I’m Going To Die Alone
‘Shut up,’ people say. Eyebrows raise around the table, the beach blanket, the living room, ‘do you really mean that?’
‘Yeah,’ I say, the word a defiant tattoo. ‘I really mean it.’
‘Do you think you’ll change your mind?’
‘No,’ I say, ‘I don’t think I’ll change my mind.’
Further questions dissolve into the statement. The same one that always comes when you tell people you’re not interested in having kids. ‘Yeah, well, maybe you’ll change your mind eventually.’
I’m not a nurturer. I don’t have the gene. Ask anyone who’s been sick around me. Seriously. You’re in the other room hacking up a lung, and I’m like ‘Are your legs broken? Get your own fucking soup, can’t you see I’m in the middle of something?‘
Maybe it has something to do with not growing up with a pet. At least, not a proper one. A dog or a cat or a well-loved rabbit. I had a hamster for a month. Spunky. She bit me whenever I picked her up, and kicked wood shavings all over my bedroom carpet. I gave her to a neighbor. I think his cat ate her. I had a zebra finch. Then it died and my life remained unaffected. Every year at Easter, my mom brought home chicks, as in baby chickens. Sometimes ducklings. They’d spend two weeks in a cardboard box under a heat lamp in our living room, which, in hindsight, seems somewhat inexplicable. Where did she get them? Where did she take them? I guess I never asked.
Now let’s not beat around our bushes, a lot of this has to do with the fact that I’m self-centered. A claim I’m not denying. But in my defense, I think I’ve kind of earned it. We all have. Hear me out: We’re born right? Right. And we spend like, a solid 12 years sucking at life. Running around and wearing capes and basically being pointless. Then we become teenagers. Lanky and awkward, having swisher sweet-flavored Deep and Meaningfuls, trying to figure shit out. Then we hit our twenties. Maybe we go to college. Either way, we experiment. And we end up with a halfway decent handle on who we are, what we like and what we don’t. We’ve sorted through the cloudy miasma of our teenage thinking, so easily influenced, and we’re starting to actually understand ourselves. We’ve learned what we value, what kind of lives we want, and how exactly we’re going to reach it. And that’s when a bunch of us start blasting out babies.
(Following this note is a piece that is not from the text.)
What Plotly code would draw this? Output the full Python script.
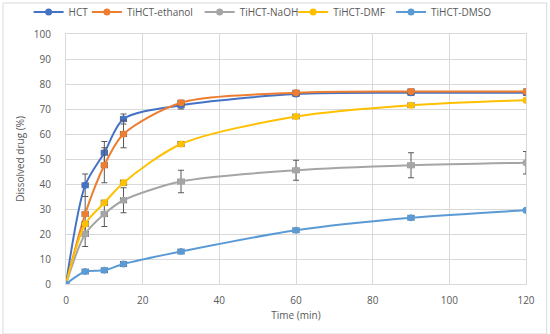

Which, awesome. Cool. Blast away. I’ll be the first to facebook like that gummy smile every month. But here’s my take: I’m finally starting to get good at being me. Like, the me I want to be. That I’ve wanted to be since I was a teenager, but couldn’t quite figure out how. This is what I’ve been working toward. And yeah, it’s not perfect; you could fill books with shit I don’t know, and bigger books with shit I think I know but actually don’t, but I’m the closest I’ve been. I’m honing in on a moving target.
I heard somewhere that having a baby ruins your life in a way that’s absolutely and completely worth it. I don’t doubt it. I imagine it’s one of the most challenging, rewarding, and fulfilling things a human can do. It’s literally the goal of EVERY SINGLE LIVING THING ON EARTH. From hummingbirds to hydrangeas. Everything they do. Everything. It’s about reproduction. Popping out those sweet, delicious babies.
I’m just not into it. I can’t say why. And I understand how it sounds: nothing short of acting against my own evolutionary programming and self-interest. But if something’s going to ruin my life, I want the life that’s ruined to be the best possible life I can create for myself. And while that might include failed businesses and middling artistic endeavors. Bad decisions and morally ambiguous women. It doesn’t include a child. To me, that life can be worth it too.
Look, the sacrifice made by human parents is possibly one of the greatest in nature. It’s incredible. No parent is perfect, but out of all the ones I know, there isn’t one who wouldn’t give up everything for their child. That’s beautiful. I admire it. I just don’t want to make it.
But who knows. Maybe I’ll change my mind.